Since late December, my colleagues and I have been supplying Queensland emergency authorities with high-resolution satellite radar imagery of the flood zones. We have had to rely on radar images taken by Earth-observation satellites owned by the Italian space agency.

This has meant delays of up to six hours while our researchers wait for the satellites that have imaged the Australian disaster zone to pass over European ground stations to download their data. They then have to wait for the large volume of data, in the order of one to five gigabytes, to be decoded at the overseas facility and be delivered back to Australia via the internet so we can process the data into usable intelligence for our emergency authorities.

If we had our own receiving station we could obtain the data almost instantly. With our current capacity the overall delay could be comfortably reduced to less than three hours and, with some further work on the automation of data processing, it could be cut to less than 30 minutes.

Satellite radar can do what our weather satellites, equipped with only optical cameras, cannot – penetrate cloud, smoke and haze and take images day and night to track how quickly water is moving. For researchers it’s also a vital tool to benchmark and verify flood-prediction models.
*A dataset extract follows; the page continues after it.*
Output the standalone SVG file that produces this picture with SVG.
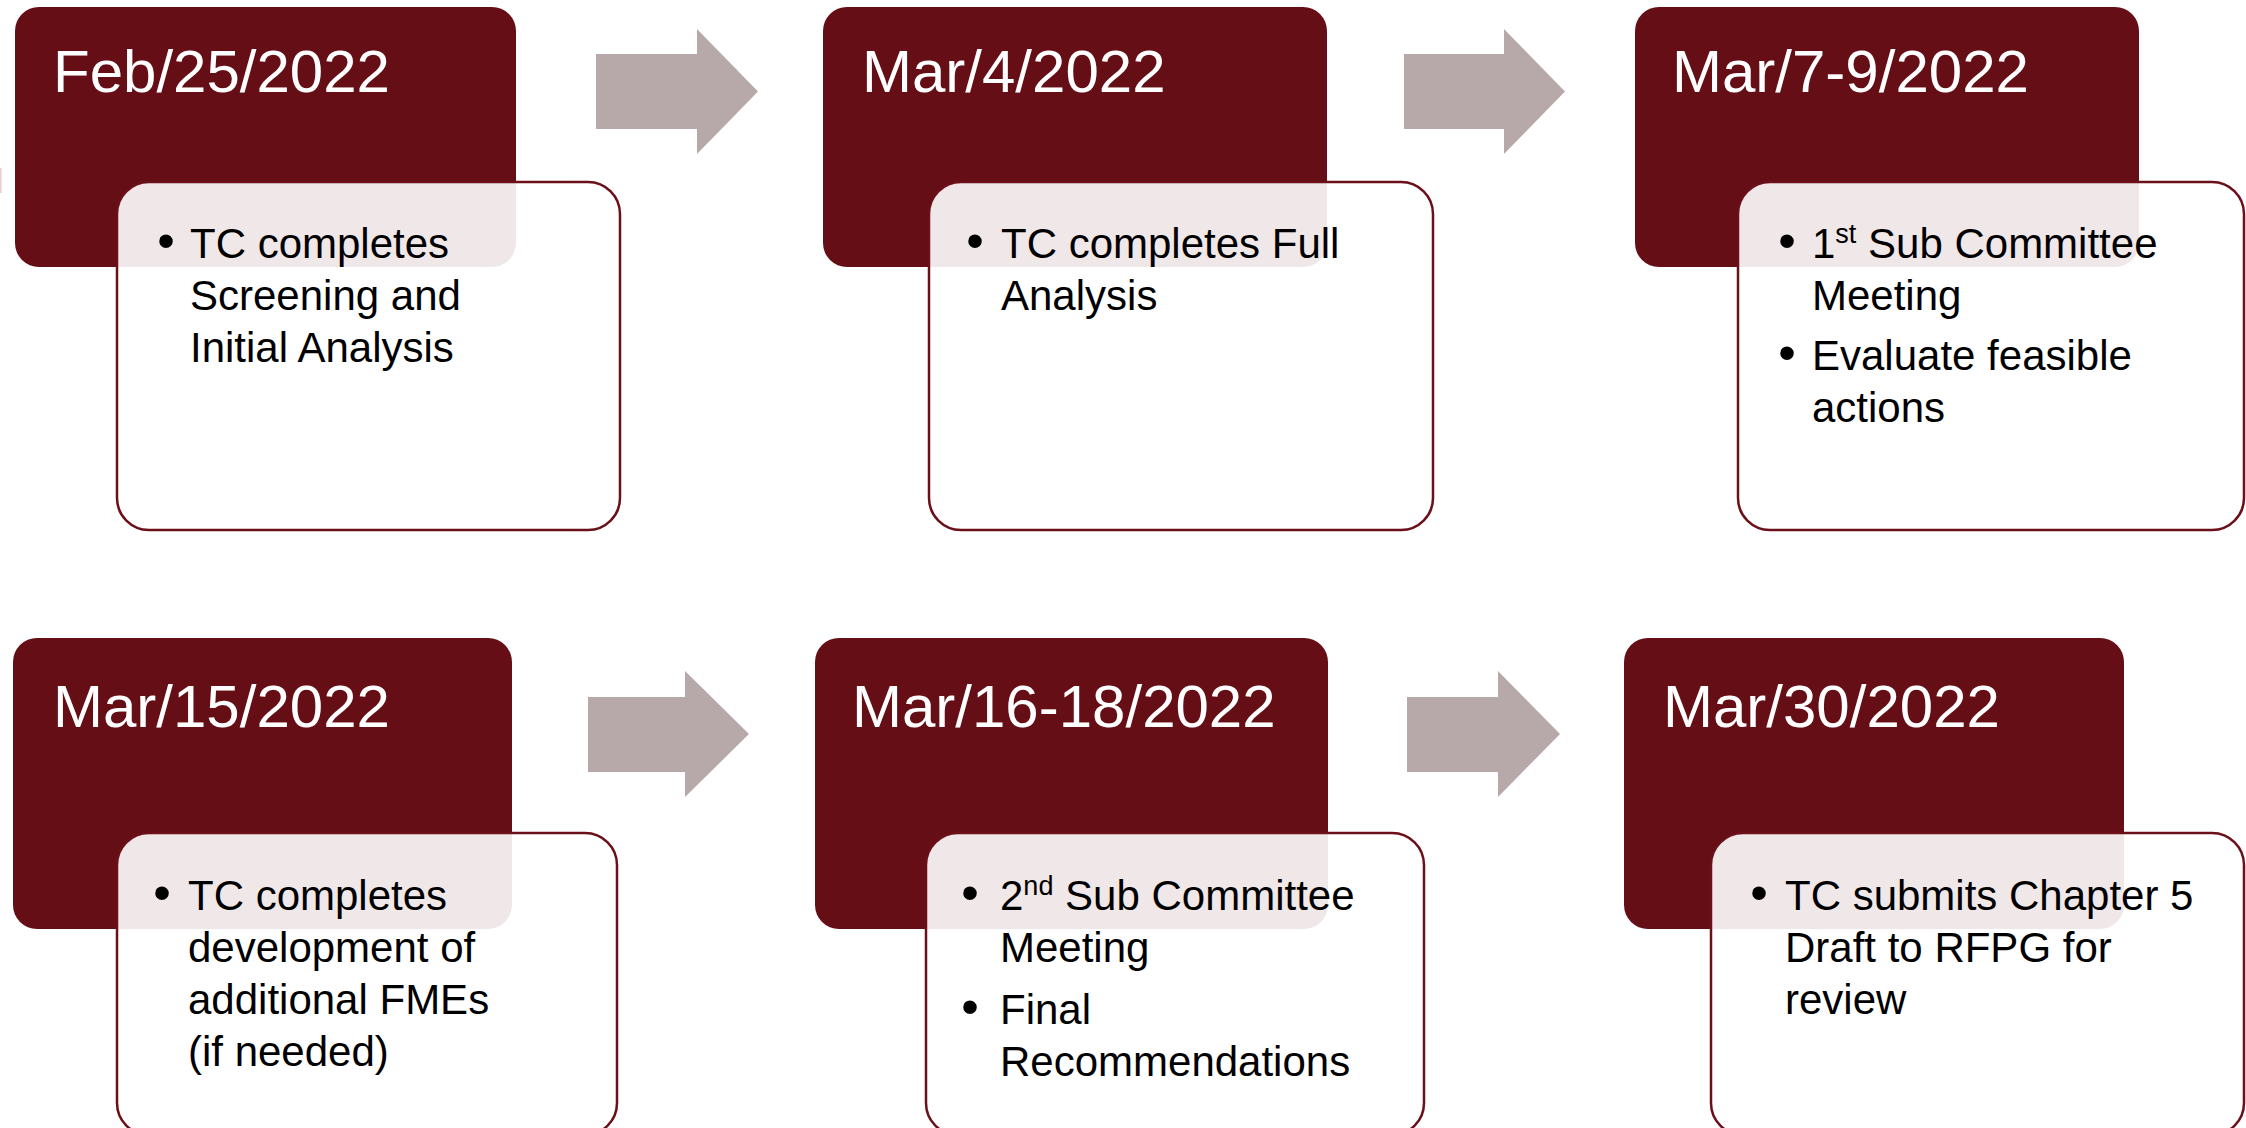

The benefits of being able to provide these near real-time maps are enormous, not only for flood monitoring but for other natural disasters such as bushfires and earthquakes.

The University of New South Wales has been called upon by various agencies in recent years to assist in emergency responses to a number of major natural disasters because of its cutting-edge research into mapping disaster zones. For example, after the Sichuan earthquakes we assisted Chinese authorities by rapidly developing ground deformation maps of the quake zone with data obtained from Japanese and European satellites.

A state-of-the-art ground station would elevate Australia to super user status, allowing our researchers to enjoy high-priority programming of overseas satellites.

Emergency management agencies now rely heavily on aerial surveillance for intelligence of disasters such as floods, bushfires and oil spills. Timely intelligence from space will keep the aerial surveillance flights to a minimum, not only sparing more air space for aircraft used for firefighting (in the case of bushfires) and evacuation and resupply to isolated communities (in the case of floods), but also bringing significant cost savings.

Australia has been left far behind in terms of Earth observation from space in comparison to the US, Europe, Japan, China and Canada. The government has already made the right decision to invest in the Australian Space Research Program – and, yes, we urgently need our own high-resolution radar satellite – but in the meantime why not make the small investment that could make such a difference to our capacity to manage natural disasters.

Linlin Ge is an associate professor in the UNSW School of Surveying and Spatial Information Systems.